Steve-o wrote this in 1970 ffs, 4 years before his "real" first novel Carrie. It shows too. Really just a mish mash of styles, Steve-o trying out different suits to see which he's most comfy in, then abruptly ditching them, taxiing around the runways looking for his take off point, without ever really accessing the high end gears he would soon rumble across in the upcoming years....
Mr Mercedes (Stephen King)
9/10.
A recent one, 2015 or so. Still a real page turner but the dialogue was off. Steve-o is now old as shit. Having everyone speak in the same overly familiar jocular glib patois, from 62-year old white cop, to 17-year old black high school lad, just didnt ring true ffs
|
|
pussycat
thinks "perineum" might be a type of disinfectant
Posts: 288
|
Post by pussycat on Feb 14, 2023 21:29:01 GMT
I’ve been curious lately to re-read some haruki murukami.
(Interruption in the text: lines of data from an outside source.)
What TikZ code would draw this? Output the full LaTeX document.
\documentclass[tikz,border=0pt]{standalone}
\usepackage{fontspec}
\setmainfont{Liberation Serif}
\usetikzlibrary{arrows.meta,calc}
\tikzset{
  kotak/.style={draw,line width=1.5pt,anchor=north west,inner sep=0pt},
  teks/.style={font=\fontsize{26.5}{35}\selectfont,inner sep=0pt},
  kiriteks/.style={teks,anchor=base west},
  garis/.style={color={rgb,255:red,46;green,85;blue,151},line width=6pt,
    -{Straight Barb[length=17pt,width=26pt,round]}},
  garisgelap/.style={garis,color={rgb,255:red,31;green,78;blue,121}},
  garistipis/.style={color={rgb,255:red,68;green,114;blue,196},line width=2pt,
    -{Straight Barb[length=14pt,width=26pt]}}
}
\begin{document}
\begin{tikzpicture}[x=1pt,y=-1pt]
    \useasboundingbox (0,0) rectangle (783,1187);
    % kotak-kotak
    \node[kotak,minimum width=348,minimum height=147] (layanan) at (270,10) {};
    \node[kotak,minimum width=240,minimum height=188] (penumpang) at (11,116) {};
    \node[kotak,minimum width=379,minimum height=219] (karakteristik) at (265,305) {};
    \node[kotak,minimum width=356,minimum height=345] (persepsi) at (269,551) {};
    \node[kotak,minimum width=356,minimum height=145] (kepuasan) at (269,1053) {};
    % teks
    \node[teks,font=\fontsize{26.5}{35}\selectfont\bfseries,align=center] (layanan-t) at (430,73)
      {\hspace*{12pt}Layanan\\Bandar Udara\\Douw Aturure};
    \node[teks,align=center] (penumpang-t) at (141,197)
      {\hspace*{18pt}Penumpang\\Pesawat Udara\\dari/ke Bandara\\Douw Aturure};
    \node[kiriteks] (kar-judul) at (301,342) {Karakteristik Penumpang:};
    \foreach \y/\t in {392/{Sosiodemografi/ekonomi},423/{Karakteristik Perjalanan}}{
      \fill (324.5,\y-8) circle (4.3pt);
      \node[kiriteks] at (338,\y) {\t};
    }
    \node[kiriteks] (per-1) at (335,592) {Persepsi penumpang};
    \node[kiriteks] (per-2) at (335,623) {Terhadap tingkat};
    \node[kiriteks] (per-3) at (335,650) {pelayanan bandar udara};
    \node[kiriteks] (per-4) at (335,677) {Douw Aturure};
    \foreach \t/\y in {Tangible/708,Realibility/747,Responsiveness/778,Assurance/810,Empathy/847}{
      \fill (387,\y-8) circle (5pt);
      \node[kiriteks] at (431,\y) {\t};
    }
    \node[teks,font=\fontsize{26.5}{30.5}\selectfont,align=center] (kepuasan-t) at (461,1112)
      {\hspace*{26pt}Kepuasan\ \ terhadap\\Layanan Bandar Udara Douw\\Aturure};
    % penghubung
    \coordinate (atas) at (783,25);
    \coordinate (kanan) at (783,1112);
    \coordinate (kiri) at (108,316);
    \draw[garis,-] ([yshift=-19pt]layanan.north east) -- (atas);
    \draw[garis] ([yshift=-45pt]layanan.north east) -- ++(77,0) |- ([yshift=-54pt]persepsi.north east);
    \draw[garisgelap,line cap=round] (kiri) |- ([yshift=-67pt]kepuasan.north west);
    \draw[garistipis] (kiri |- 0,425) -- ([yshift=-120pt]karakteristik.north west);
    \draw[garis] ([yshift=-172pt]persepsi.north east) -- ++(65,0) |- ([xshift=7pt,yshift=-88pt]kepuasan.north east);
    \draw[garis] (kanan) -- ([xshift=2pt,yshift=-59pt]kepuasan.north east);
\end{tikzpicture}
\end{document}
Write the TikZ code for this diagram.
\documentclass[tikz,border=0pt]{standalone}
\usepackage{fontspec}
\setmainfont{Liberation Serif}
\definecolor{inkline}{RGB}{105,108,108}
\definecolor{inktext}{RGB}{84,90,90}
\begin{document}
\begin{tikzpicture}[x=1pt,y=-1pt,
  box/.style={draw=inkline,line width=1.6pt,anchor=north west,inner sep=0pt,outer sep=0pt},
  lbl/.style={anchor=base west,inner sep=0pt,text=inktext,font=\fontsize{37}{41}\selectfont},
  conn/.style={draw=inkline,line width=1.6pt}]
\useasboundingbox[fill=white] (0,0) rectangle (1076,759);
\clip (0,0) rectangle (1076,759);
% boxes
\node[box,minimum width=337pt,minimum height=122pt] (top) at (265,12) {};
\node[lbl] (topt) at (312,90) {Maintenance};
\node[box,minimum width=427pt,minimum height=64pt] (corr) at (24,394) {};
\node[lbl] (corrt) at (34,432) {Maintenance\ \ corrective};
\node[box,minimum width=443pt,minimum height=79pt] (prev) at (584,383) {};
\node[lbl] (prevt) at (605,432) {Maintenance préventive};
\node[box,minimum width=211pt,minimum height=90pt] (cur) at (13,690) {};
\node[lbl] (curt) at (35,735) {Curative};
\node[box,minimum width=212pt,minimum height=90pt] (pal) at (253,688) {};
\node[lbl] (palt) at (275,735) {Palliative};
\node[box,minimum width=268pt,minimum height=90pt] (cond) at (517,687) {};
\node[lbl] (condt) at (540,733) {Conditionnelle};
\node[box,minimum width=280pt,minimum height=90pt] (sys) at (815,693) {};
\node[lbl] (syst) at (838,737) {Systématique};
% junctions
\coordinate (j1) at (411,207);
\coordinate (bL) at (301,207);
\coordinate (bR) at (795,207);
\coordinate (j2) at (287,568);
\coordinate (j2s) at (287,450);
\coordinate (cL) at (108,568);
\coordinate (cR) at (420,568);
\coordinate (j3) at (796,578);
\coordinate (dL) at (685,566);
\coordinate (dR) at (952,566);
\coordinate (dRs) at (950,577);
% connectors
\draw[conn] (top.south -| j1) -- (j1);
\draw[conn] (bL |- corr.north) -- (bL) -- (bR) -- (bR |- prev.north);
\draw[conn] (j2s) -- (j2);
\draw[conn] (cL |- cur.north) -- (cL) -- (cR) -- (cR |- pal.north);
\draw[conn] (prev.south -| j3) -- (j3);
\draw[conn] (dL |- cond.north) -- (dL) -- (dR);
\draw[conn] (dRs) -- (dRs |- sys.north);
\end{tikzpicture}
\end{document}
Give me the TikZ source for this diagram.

I read one a long time ago and don’t remember much except really liking the dream-like style of da prose and atmosphere of the thing. I’m not really sure which book it was, but maybe i wasn’t ready for it then. Recently i’ve seen little snippets here and there of his writing and i find myself really feeling his vibe. Wondering what may be a good one to re-start with. Since this post i checked out hardboiled wonderland, and it was quite a slog, and difficult to get through. I think what happened was I really liked the style of the writing but the story itself bored me to tears. Currently reading: my year of rest and relaxation by ottessa moshfegh, about a woman who takes a bunch of pills to try and spend an entire year sleeping in turn-of-the-millenium nyc. Also reding the doors of perception for the first time, which really makes me want to try mescaline.
|
|
nikkeisindex
in the market for yet another kaftan
Posts: 376
|
Post by nikkeisindex on Feb 16, 2023 16:43:22 GMT
Celine, yeah, tough to find out he was an anti-semite. I didn't know anything about him when I read his first two books. That's why I started reading him! j/k. I think he's the equivalent of Skrewdriver there. I don't think he was at the time of his early work and certainly there is nothing in that them struck me as touching on the topic at all, so I feel clear to read and enjoy.
|
|
|
Post by Sprague Dawley on Feb 24, 2023 22:21:29 GMT
|
|
|
Post by Sprague Dawley on Feb 28, 2023 1:01:21 GMT
Finders Keepers (Stephen King)
Chundered thru this 2014 effort in aboot 4 or 5 sittings. Must be a real page turner. The structure is brilliant from a "WFT happens next???" standpoint but it really felt like SK wasn't massively invested in the characters or having fun with the dialogue. They kind of barely registered tbh. All bizness propelling the story along. Just the facts, ma'am.
8/10
|
|
sukebegg
Whacked it raw to Schindler's List
熟女の力
Posts: 857
|
Post by sukebegg on Feb 28, 2023 9:29:42 GMT
Celine, yeah, tough to find out he was an anti-semite. I didn't know anything about him when I read his first two books. That's why I started reading him! j/k. I think he's the equivalent of Skrewdriver there. I don't think he was at the time of his early work and certainly there is nothing in that them struck me as touching on the topic at all, so I feel clear to read and enjoy. I finally read Nietzsche after college as it was never assigned in any class. I had a terribly boring Philosophy of Religion for undergrad general ed requirements and it put me off both for quite a while. Rollins heavily nodded to Nietzsche and I really ate up his early books until I started checking out the authors he was (over-) influenced by. My general image of Nietzsche until reading him was a crazy anti-semite who was responsible for Hitler and the Nazis and went crazy. Well, no...actually...Aphorisms rule, philosophy can be fun and empowering, and religion isn't spirituality and who cares if God can create a rock so heavy, even He (sic) cannot lift it (my memory of that Philo of Relig. course). I need to read this next. By a long-term Osaka expat (SoCal) who mostly makes a lot of music... www.amazon.com/Terminalian-Drift-Jerry-Gordon/dp/1913743403Here's his bandcamp page moontriangle.bandcamp.com/music
|
|
|
Post by Sprague Dawley on Feb 28, 2023 9:48:01 GMT
Nietshcze is wayyyyyyyyyyyyyyyy hipper then Stephen King.
No one ever yelled out "is that like, Stephen King?" to David Yow.